#### Exercise description:
Quote every line below exactly and skip any picture.

#### Given information:

========================================================================

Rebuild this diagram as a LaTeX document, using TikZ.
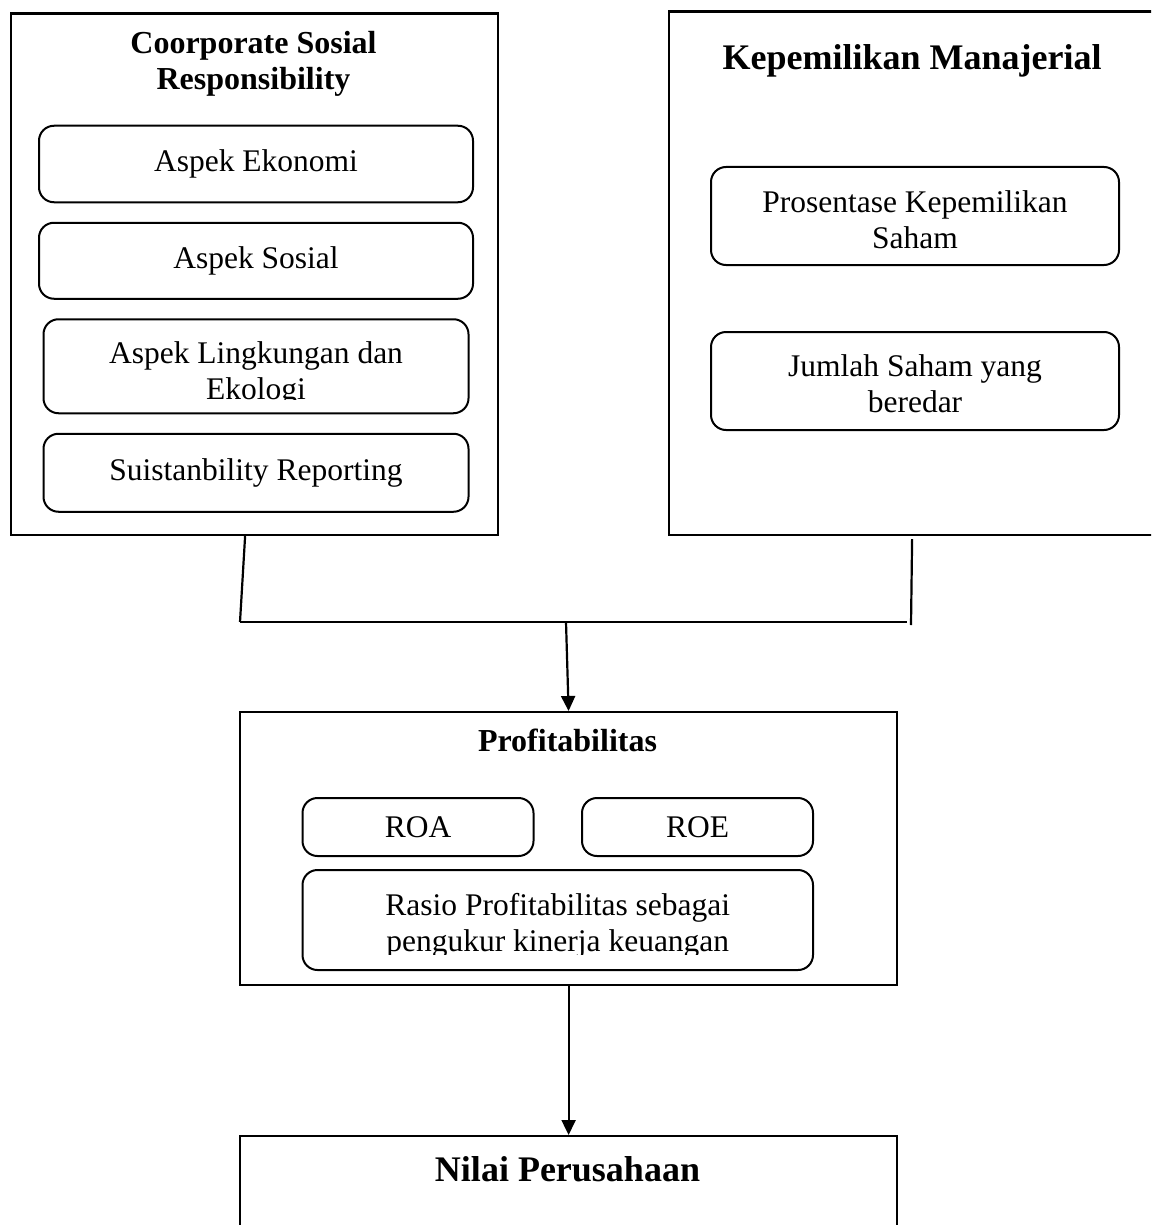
\documentclass[tikz,border=0pt]{standalone}
\usepackage{fontspec}
\setmainfont{Liberation Serif}
\usetikzlibrary{arrows.meta, positioning}

\newcommand{\itemfont}{\fontsize{31.5}{36}\selectfont}
\newcommand{\headfont}{\bfseries\fontsize{32}{36}\selectfont}
\newcommand{\bigheadfont}{\bfseries\fontsize{36}{40}\selectfont}

\tikzset{
  box/.style={draw, line width=2.2pt, inner sep=0pt, anchor=north west},
  item/.style={draw, line width=2pt, rounded corners=15pt, align=center, inner sep=0pt, font=\itemfont},
  itemtext/.style={align=center, inner sep=0pt, font=\itemfont},
  head/.style={align=center, inner sep=0pt, font=\headfont},
  bighead/.style={align=center, inner sep=0pt, font=\bigheadfont},
  conn/.style={line width=2.2pt},
  flow/.style={line width=2.2pt, -{Triangle[length=15pt, width=14pt]}}
}

\begin{document}
\begin{tikzpicture}[x=1pt, y=-1pt, node distance=18.5pt]
  \useasboundingbox (0,0) rectangle (1151,1225);
  \clip (0,0) rectangle (1151,1225);

  % CSR
  \node[box, minimum width=487pt, minimum height=521.5pt] (csr) at (10,12.5) {};
  \node[head] (csrt) at (253.5,64) {Coorporate Sosial\\Responsibility};
  \node[item, minimum width=434pt, minimum height=76.5pt] (eko) at (256,164) {Aspek Ekonomi};
  \node[item, minimum width=434pt, minimum height=76pt, below=of eko] (sos) {Aspek Sosial};
  \node[item, minimum width=425pt, minimum height=94pt, below=of sos] (ling) {};
  \begin{scope}
    \clip (ling.north west) rectangle ([yshift=15pt]ling.south east);
    \node[itemtext, yshift=-8pt] (lingt) at (ling.center) {Aspek Lingkungan dan\\Ekologi};
  \end{scope}
  \node[item, minimum width=425pt, minimum height=78pt, below=of ling] (sus) {Suistanbility Reporting};

  % kepemilikan
  \node[box, minimum width=540pt, minimum height=523.5pt] (km) at (668,10.5) {};
  \node[bighead] (kmt) at (912,61) {Kepemilikan Manajerial};
  \node[item, minimum width=408pt, minimum height=98pt] (pros) at (915,216) {};
  \node[itemtext, yshift=-3.5pt] (prost) at (pros.center) {Prosentase Kepemilikan\\Saham};
  \node[item, minimum width=408pt, minimum height=98pt, below=65pt of pros] (jml) {};
  \node[itemtext, yshift=-3pt] (jmlt) at (jml.center) {Jumlah Saham yang\\beredar};

  % profitabilitas
  \node[box, minimum width=657pt, minimum height=272.5pt] (prof) at (239,711) {};
  \node[head] (proft) at (567.5,740) {Profitabilitas};
  \node[item, minimum width=231pt, minimum height=58pt] (roa) at (418,827) {ROA};
  \node[item, minimum width=231pt, minimum height=58pt] (roe) at (697.5,827) {ROE};
  \node[item, minimum width=510.5pt, minimum height=100pt] (rasio) at (557.75,920) {};
  \begin{scope}
    \clip (rasio.north west) rectangle ([yshift=17pt]rasio.south east);
    \node[itemtext, yshift=-5.5pt] (rasiot) at (rasio.center) {Rasio Profitabilitas sebagai\\pengukur kinerja keuangan};
  \end{scope}

  % nilai
  \node[box, minimum width=657pt, minimum height=150pt] (nilai) at (239,1135) {};
  \node[bighead] (nilait) at (567.5,1169) {Nilai Perusahaan};

  % connectors
  \coordinate (jl) at (240,622);
  \coordinate (jr) at (907,622);
  \coordinate (jre) at (911,625);
  \coordinate (jm) at (566,622);
  \draw[conn] ([xshift=-9.5pt]csr.south) -- (jl);
  \draw[conn] ([xshift=-27pt, yshift=-3pt]km.south) -- (jre);
  \draw[conn] (jl) -- (jr);
  \draw[flow] (jm) -- (prof.north);
  \draw[flow] (prof.south) -- (nilai.north);
\end{tikzpicture}
\end{document}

========================================================================

#### Answer for this exercise:
Rebuild this diagram as a LaTeX document, using TikZ.
\documentclass[tikz,border=0pt]{standalone}
\usepackage{fontspec}
\setmainfont{Liberation Serif}
\usetikzlibrary{arrows.meta, positioning}

\newcommand{\itemfont}{\fontsize{31.5}{36}\selectfont}
\newcommand{\headfont}{\bfseries\fontsize{32}{36}\selectfont}
\newcommand{\bigheadfont}{\bfseries\fontsize{36}{40}\selectfont}

\tikzset{
  box/.style={draw, line width=2.2pt, inner sep=0pt, anchor=north west},
  item/.style={draw, line width=2pt, rounded corners=15pt, align=center, inner sep=0pt, font=\itemfont},
  itemtext/.style={align=center, inner sep=0pt, font=\itemfont},
  head/.style={align=center, inner sep=0pt, font=\headfont},
  bighead/.style={align=center, inner sep=0pt, font=\bigheadfont},
  conn/.style={line width=2.2pt},
  flow/.style={line width=2.2pt, -{Triangle[length=15pt, width=14pt]}}
}

\begin{document}
\begin{tikzpicture}[x=1pt, y=-1pt, node distance=18.5pt]
  \useasboundingbox (0,0) rectangle (1151,1225);
  \clip (0,0) rectangle (1151,1225);

  % CSR
  \node[box, minimum width=487pt, minimum height=521.5pt] (csr) at (10,12.5) {};
  \node[head] (csrt) at (253.5,64) {Coorporate Sosial\\Responsibility};
  \node[item, minimum width=434pt, minimum height=76.5pt] (eko) at (256,164) {Aspek Ekonomi};
  \node[item, minimum width=434pt, minimum height=76pt, below=of eko] (sos) {Aspek Sosial};
  \node[item, minimum width=425pt, minimum height=94pt, below=of sos] (ling) {};
  \begin{scope}
    \clip (ling.north west) rectangle ([yshift=15pt]ling.south east);
    \node[itemtext, yshift=-8pt] (lingt) at (ling.center) {Aspek Lingkungan dan\\Ekologi};
  \end{scope}
  \node[item, minimum width=425pt, minimum height=78pt, below=of ling] (sus) {Suistanbility Reporting};

  % kepemilikan
  \node[box, minimum width=540pt, minimum height=523.5pt] (km) at (668,10.5) {};
  \node[bighead] (kmt) at (912,61) {Kepemilikan Manajerial};
  \node[item, minimum width=408pt, minimum height=98pt] (pros) at (915,216) {};
  \node[itemtext, yshift=-3.5pt] (prost) at (pros.center) {Prosentase Kepemilikan\\Saham};
  \node[item, minimum width=408pt, minimum height=98pt, below=65pt of pros] (jml) {};
  \node[itemtext, yshift=-3pt] (jmlt) at (jml.center) {Jumlah Saham yang\\beredar};

  % profitabilitas
  \node[box, minimum width=657pt, minimum height=272.5pt] (prof) at (239,711) {};
  \node[head] (proft) at (567.5,740) {Profitabilitas};
  \node[item, minimum width=231pt, minimum height=58pt] (roa) at (418,827) {ROA};
  \node[item, minimum width=231pt, minimum height=58pt] (roe) at (697.5,827) {ROE};
  \node[item, minimum width=510.5pt, minimum height=100pt] (rasio) at (557.75,920) {};
  \begin{scope}
    \clip (rasio.north west) rectangle ([yshift=17pt]rasio.south east);
    \node[itemtext, yshift=-5.5pt] (rasiot) at (rasio.center) {Rasio Profitabilitas sebagai\\pengukur kinerja keuangan};
  \end{scope}

  % nilai
  \node[box, minimum width=657pt, minimum height=150pt] (nilai) at (239,1135) {};
  \node[bighead] (nilait) at (567.5,1169) {Nilai Perusahaan};

  % connectors
  \coordinate (jl) at (240,622);
  \coordinate (jr) at (907,622);
  \coordinate (jre) at (911,625);
  \coordinate (jm) at (566,622);
  \draw[conn] ([xshift=-9.5pt]csr.south) -- (jl);
  \draw[conn] ([xshift=-27pt, yshift=-3pt]km.south) -- (jre);
  \draw[conn] (jl) -- (jr);
  \draw[flow] (jm) -- (prof.north);
  \draw[flow] (prof.south) -- (nilai.north);
\end{tikzpicture}
\end{document}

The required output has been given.